The knife fight was allegedly triggered by a heated telephone exchange earlier that afternoon between Kurt’s former partner and his mother over the estranged couple’s son.

Four years after that fatal incident and while criminal proceedings are still pending against the accused, the victim’s family filed an action for damages against the Grechs, securing their claims by means of a precautionary garnishee order to the tune of €500,000.

Accused try to block withdrawal of funds

The Grechs reacted by filing an application calling for the revocation of that warrant and authorization to withdraw bank funds deposited in the court registry. 

In the first place, the Grechs argued that the applicants were not legitimately entitled to file the action for damages, since Brandon was a father and therefore his successors were his children rather than his parents and siblings.

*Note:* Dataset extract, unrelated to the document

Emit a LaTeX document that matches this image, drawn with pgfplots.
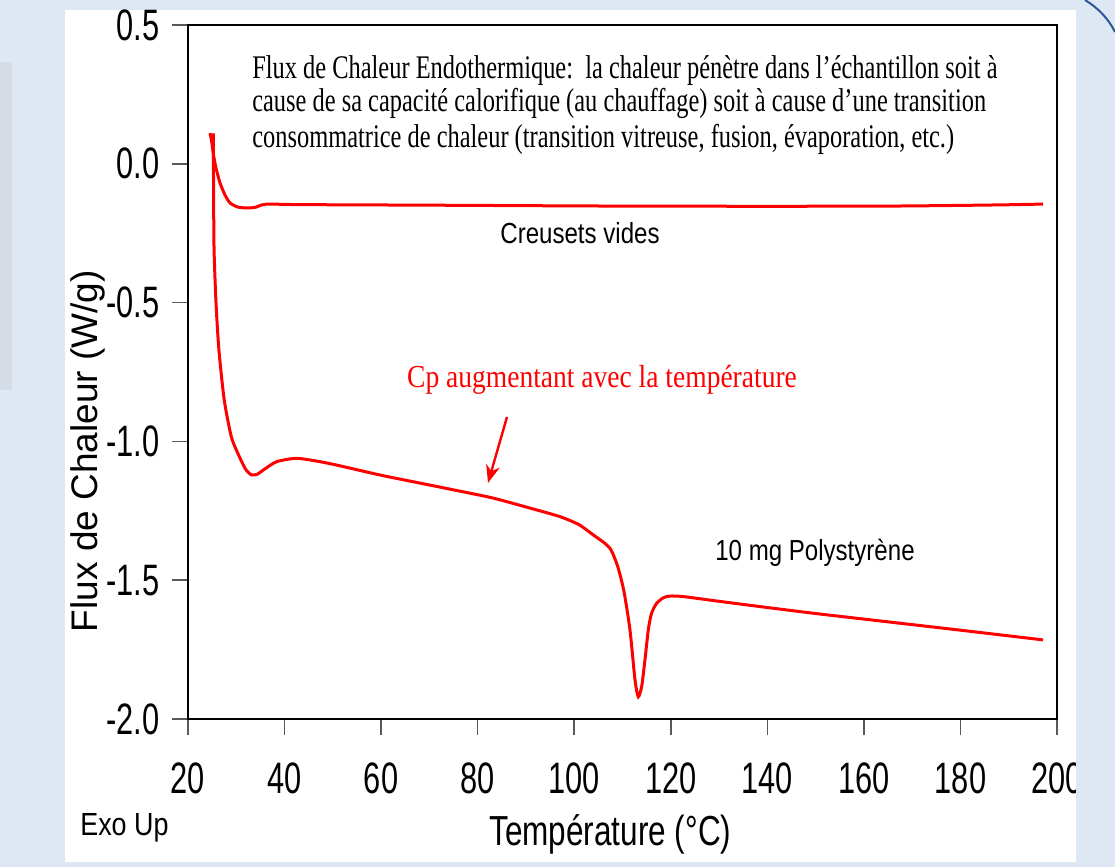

But the victim’s family rebutted that Brandon had died intestate and was not registered as father on any birth certificate. The applicants were therefore his legitimate successors, they said. 

On this issue, the First Hall, Civil Court, presided over by Mr Justice Robert Mangion observed that it was for the Grechs to prove that the alleged victim was survived by children and they could easily have done so by producing any relative birth certificate. 

Failing this, their argument was rejected at this stage without prejudice to the parties’ rights should it be proved otherwise during the course of the proceedings. 

Secondly, the Grechs argued that the €500,000 figure was not prima facie justified since no explanation was provided as to how the applicants had calculated that sum, nor were any financial statements of the deceased produced in evidence.

However, the Pace family rebutted that the amount was a “very realistic” sum considering the victim’s age.

Basing calculations on a working life expectancy of 44 years at a €17,000 annual income, the sum would have totalled €748,000 but it had been reduced to €500,000.

The court observed that for the purpose of the precautionary warrant it sufficed for the applicants to have a legitimate right to file the action. 

As for the Grechs’ argument that the applicants had another warrant to secure their claims, the court observed that a precautionary warrant of prohibitory injunction had been revoked and thus there was no other adequate guarantee to secure the Pace family’s claims.

In light of these considerations, the court rejected the Grechs’ arguments and confirmed the garnishee order.